Question

Show that the locus of points such that the ratio of its distances from two given points is constant, is a circle. Hence show that the circle cannot pass through the given points.

Answer 1

Let the given points be chosen along x-axis and the distance between them be $2a$ and their mid-point as origin.

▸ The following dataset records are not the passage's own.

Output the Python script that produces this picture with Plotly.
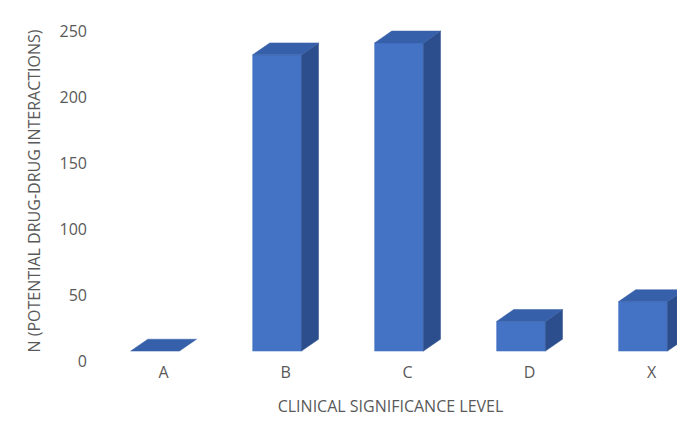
import plotly.graph_objects as go

categories = ["A", "B", "C", "D", "X"]
values = [0, 232, 241, 30, 45]

base = 7.5      # floor of front face in axis units
w = 0.40        # front face width (category units)
dx = 0.14       # depth offset x
dy = 9          # depth offset y

front_c = "#4472C4"
side_c = "#2C4E8C"
top_c = "#3760AA"

fig = go.Figure()
for i, (c, v) in enumerate(zip(categories, values)):
    x0 = i - w / 2 - dx / 2
    x1 = x0 + w
    top = max(v, base)
    faces = []
    if top > base:
        faces.append(([x0, x1, x1, x0, x0], [base, base, top, top, base], front_c))
        faces.append(([x1, x1 + dx, x1 + dx, x1, x1], [base, base + dy, top + dy, top, base], side_c))
    faces.append(([x0, x1, x1 + dx, x0 + dx, x0], [top, top, top + dy, top + dy, top], top_c))
    for xs, ys, col in faces:
        fig.add_trace(go.Scatter(x=xs, y=ys, fill="toself", fillcolor=col, mode="lines",
                                 line=dict(color=col, width=0.5), hoverinfo="skip", showlegend=False))

font_c = "#595959"
fig.update_layout(
    width=685, height=425, plot_bgcolor="white", paper_bgcolor="white",
    margin=dict(l=80, r=0, t=13, b=72, autoexpand=False),
    font=dict(family="Open Sans, Liberation Sans, sans-serif", size=16, color=font_c),
    xaxis=dict(range=[-0.62, 4.34], tickvals=list(range(len(categories))), ticktext=categories,
               showgrid=False, zeroline=False, showline=False, ticks="", automargin=False,
               title=dict(text="CLINICAL SIGNIFICANCE LEVEL", font=dict(size=16, color=font_c), standoff=18)),
    yaxis=dict(range=[0, 257.6], tickvals=[0, 50, 100, 150, 200, 250], showgrid=False,
               zeroline=False, showline=False, ticks="", ticklen=0, automargin=False,
               title=dict(text="N (POTENTIAL DRUG-DRUG INTERACTIONS)", font=dict(size=16, color=font_c), standoff=14)),
)
fig.write_html("out.html")
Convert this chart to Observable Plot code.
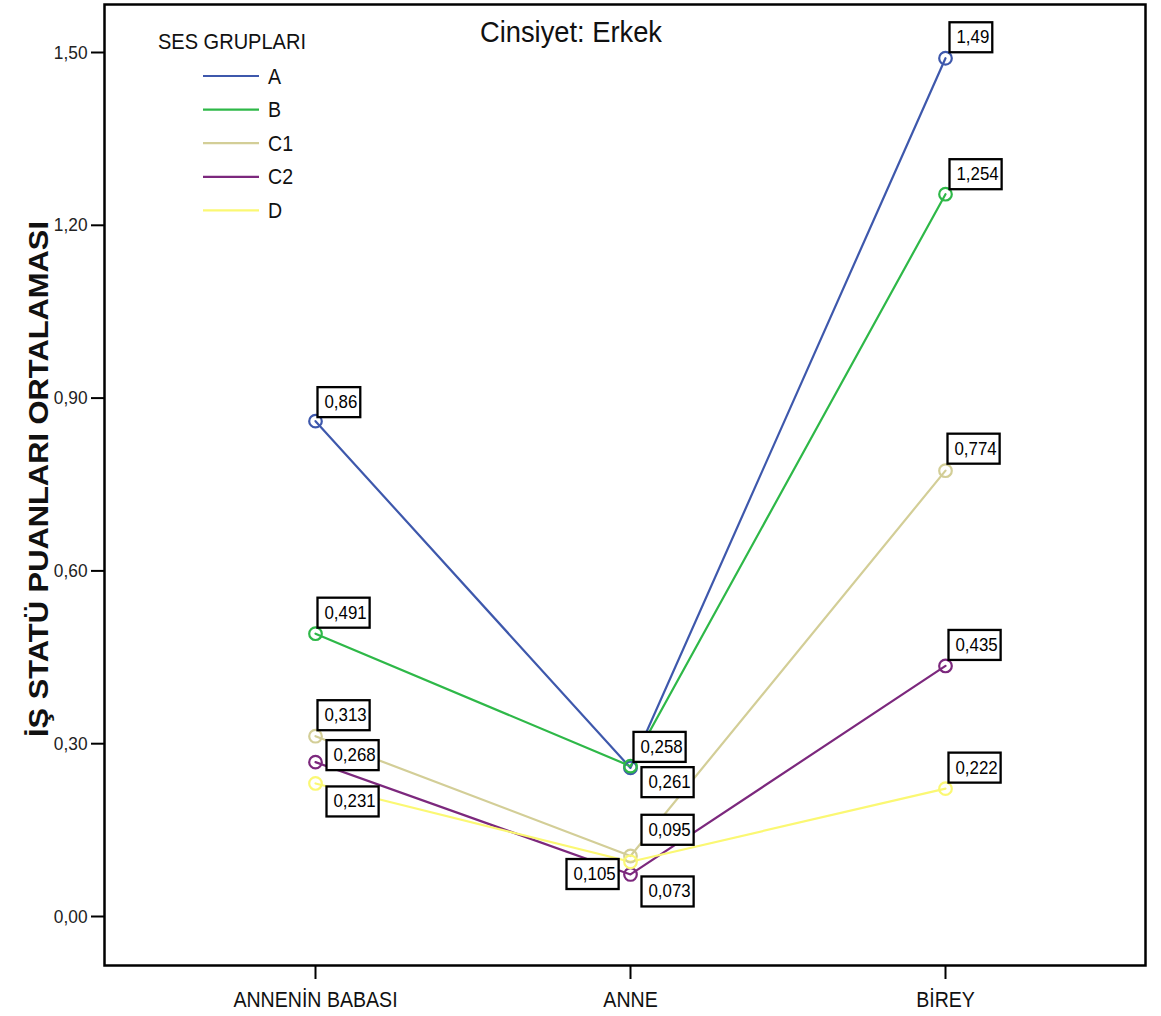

Hence their coordinates are

$A(a,0),.B(-a,0).$

Let P be any point $(x,y)$ such that

$\frac{PA}{PB}=k.$

∴$P{A}^2=k^{2}P{B}^2$

or $(x-a{)}^2+y^2=k^2[(x+a{)}^2+y^2]$

or $(x^2+y^2+a^2)(1-k^2)-2ax(1+k^2)=0$

or $x^2+y^2+a^2-2ax$ ⋅ $\frac{1+k^2}{1-k^2}=0$

Which is a circle.

It will pass through (a, 0) if

$2a^2-2a^2$⋅ $\frac{1+k^2}{1-k^2}=0$ or $4a^2{k}^2=0$

Above is not possible as $a\ne 0,k\ne 0$

Therefore the point A does not lie on the circle.

Now putting $(-a,0),$ we get

$2a^2+2a^2\cdot$ ,$\frac{1+k^2}{1-k^2}=0$ or $4a^2=0$

Above is also not possible as $a\ne 0$.

Hence $B$ also does not lie on the circle